[start of DATASET EXCERPT]

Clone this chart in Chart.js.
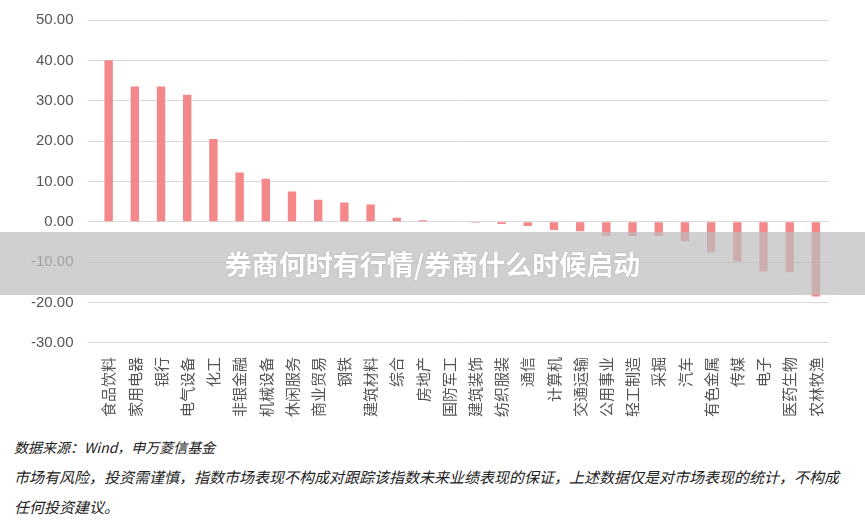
<!DOCTYPE html>
<html><head><meta charset="utf-8">
<script src="https://cdn.jsdelivr.net/npm/chart.js@4"></script>
<style>
body{margin:0;width:865px;height:526px;background:#fff;font-family:"Noto Sans CJK SC",sans-serif;position:relative;overflow:hidden}
#wrap{position:absolute;left:0;top:-3px;width:865px;height:426px}
.note{position:absolute;left:14px;font-size:15px;font-style:italic;color:#222;white-space:nowrap}
#band{position:absolute;left:0;top:232px;width:865px;height:63px;background:rgba(190,190,190,0.72);color:#fff;font-weight:bold;font-size:27px;text-align:center;line-height:63px;text-shadow:0 0 2px rgba(0,0,0,0.2)}
</style></head><body>
<div id="wrap"><canvas id="c"></canvas></div>
<div class="note" style="top:437px;font-size:14px">数据来源：Wind，申万菱信基金</div>
<div class="note" style="top:466px">市场有风险，投资需谨慎，指数市场表现不构成对跟踪该指数未来业绩表现的保证，上述数据仅是对市场表现的统计，不构成</div>
<div class="note" style="top:496px">任何投资建议。</div>
<div id="band">券商何时有行情/券商什么时候启动</div>
<script>
const categories=["食品饮料","家用电器","银行","电气设备","化工","非银金融","机械设备","休闲服务","商业贸易","钢铁","建筑材料","综合","房地产","国防军工","建筑装饰","纺织服装","通信","计算机","交通运输","公用事业","轻工制造","采掘","汽车","有色金属","传媒","电子","医药生物","农林牧渔"];
const values=[40,33.5,33.5,31.5,20.5,12.2,10.7,7.5,5.5,4.8,4.3,1.0,0.4,0,-0.2,-0.5,-1.0,-2.0,-2.3,-3.5,-3.5,-3.5,-4.8,-7.5,-9.8,-12.3,-12.5,-18.5];
new Chart(document.getElementById('c'),{type:'bar',
data:{labels:categories,datasets:[{data:values,backgroundColor:'#F4878A',barPercentage:0.32,categoryPercentage:1}]},
options:{responsive:true,maintainAspectRatio:false,animation:false,
layout:{padding:{top:0,right:36,left:17}},
plugins:{legend:{display:false},tooltip:{enabled:false}},
scales:{x:{grid:{display:false},border:{display:false},ticks:{autoSkip:false,minRotation:90,maxRotation:90,color:'#555',font:{size:15,family:'Noto Sans CJK SC'},padding:6}},
y:{min:-30,max:50,ticks:{stepSize:10,color:'#555',font:{size:15,family:'Liberation Sans'},padding:14,callback:v=>v.toFixed(2)},grid:{color:'#d9d9d9'},border:{display:false}}}}});
</script></body></html>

[end of DATASET EXCERPT]

## TASK DESCRIPTION
Write out each line of the data exactly; the images should be left out.

## WORKED ANSWER
Clone this chart in Chart.js.
<!DOCTYPE html>
<html><head><meta charset="utf-8">
<script src="https://cdn.jsdelivr.net/npm/chart.js@4"></script>
<style>
body{margin:0;width:865px;height:526px;background:#fff;font-family:"Noto Sans CJK SC",sans-serif;position:relative;overflow:hidden}
#wrap{position:absolute;left:0;top:-3px;width:865px;height:426px}
.note{position:absolute;left:14px;font-size:15px;font-style:italic;color:#222;white-space:nowrap}
#band{position:absolute;left:0;top:232px;width:865px;height:63px;background:rgba(190,190,190,0.72);color:#fff;font-weight:bold;font-size:27px;text-align:center;line-height:63px;text-shadow:0 0 2px rgba(0,0,0,0.2)}
</style></head><body>
<div id="wrap"><canvas id="c"></canvas></div>
<div class="note" style="top:437px;font-size:14px">数据来源：Wind，申万菱信基金</div>
<div class="note" style="top:466px">市场有风险，投资需谨慎，指数市场表现不构成对跟踪该指数未来业绩表现的保证，上述数据仅是对市场表现的统计，不构成</div>
<div class="note" style="top:496px">任何投资建议。</div>
<div id="band">券商何时有行情/券商什么时候启动</div>
<script>
const categories=["食品饮料","家用电器","银行","电气设备","化工","非银金融","机械设备","休闲服务","商业贸易","钢铁","建筑材料","综合","房地产","国防军工","建筑装饰","纺织服装","通信","计算机","交通运输","公用事业","轻工制造","采掘","汽车","有色金属","传媒","电子","医药生物","农林牧渔"];
const values=[40,33.5,33.5,31.5,20.5,12.2,10.7,7.5,5.5,4.8,4.3,1.0,0.4,0,-0.2,-0.5,-1.0,-2.0,-2.3,-3.5,-3.5,-3.5,-4.8,-7.5,-9.8,-12.3,-12.5,-18.5];
new Chart(document.getElementById('c'),{type:'bar',
data:{labels:categories,datasets:[{data:values,backgroundColor:'#F4878A',barPercentage:0.32,categoryPercentage:1}]},
options:{responsive:true,maintainAspectRatio:false,animation:false,
layout:{padding:{top:0,right:36,left:17}},
plugins:{legend:{display:false},tooltip:{enabled:false}},
scales:{x:{grid:{display:false},border:{display:false},ticks:{autoSkip:false,minRotation:90,maxRotation:90,color:'#555',font:{size:15,family:'Noto Sans CJK SC'},padding:6}},
y:{min:-30,max:50,ticks:{stepSize:10,color:'#555',font:{size:15,family:'Liberation Sans'},padding:14,callback:v=>v.toFixed(2)},grid:{color:'#d9d9d9'},border:{display:false}}}}});
</script></body></html>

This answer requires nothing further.